Palma a palma

Olor a enfermo

Carlos Garrido

Algunas sensaciones se encriptan, se ocultan en esa especie de cáscara de caracol donde guardamos las memorias no queridas. Pero no desaparecen por ello. Duermen, permanecen latentes. Nos marcan, queramos o no, un destino y nos prefiguran para más episodios del futuro. Cuando entras en un hospital, aunque sea para algo intrascendente o incluso agradable, te invade instantáneamente el olor a enfermo. Es una evidencia tan potente que anula otras categorías racionales. Probablemente, la historia se explicaría de forma más realista a partir de los olores. Sobre todo los dramas y tragedias: las guerras, los incendios, los terremotos. Pues vistos sólo en imagen pierden esa trascendencia física, olfativa, profunda que te dan los olores terribles.

El hospital está lleno de esos aromas infaustos. A habitación cerrada, a respiración fatigosa, a medicina, en el mejor de los casos a ambientador bienintencionado. Todos, en un momento u otro, acabamos en esa categoría. El olor adquiere una consistencia a medida que crecen los días de hospitalización. Se hace acre, contagioso. Se te impregna en la pituitaria y sólo él te va anunciando los vaivenes del pronóstico. A veces se hace más tenue, se mezcla con colonia, como si así nos avisara de que ha comenzado la mejoría. Otras veces, en cambio, se oscurece. Se mezcla con el sudor y otros humores corporales. Va adquiriendo esa consistencia tenebrosa que tienen las nubes de tormenta a lo lejos. Prefigura la recaída o la muerte. El olor a enfermo da miedo, porque es universal.
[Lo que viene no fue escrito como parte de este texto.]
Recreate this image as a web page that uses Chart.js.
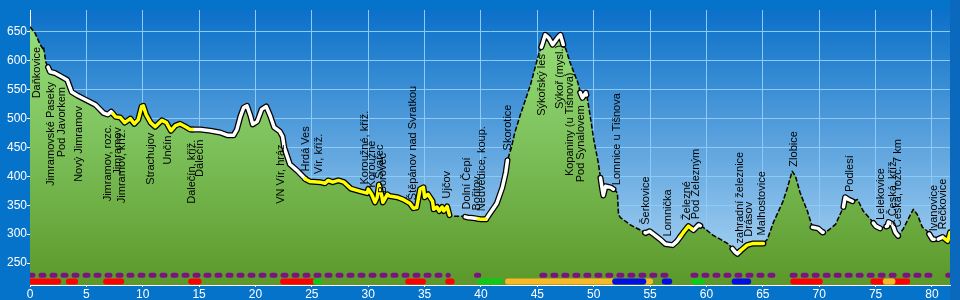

¿Qué pasaría si nos dejásemos llevar por los olores más que por las ideas y los prejuicios? ¿Seríamos más compasivos, más humanos? ¿O por el contrario nos invadirían los instintos más elementales y nos dejaríamos llevar por el miedo? Esa es la gran cuestión que, escondida en el fondo de nuestra mente, late a merced de los olores. Indefinida como el "espíritu que flota sobre las aguas" del Génesis.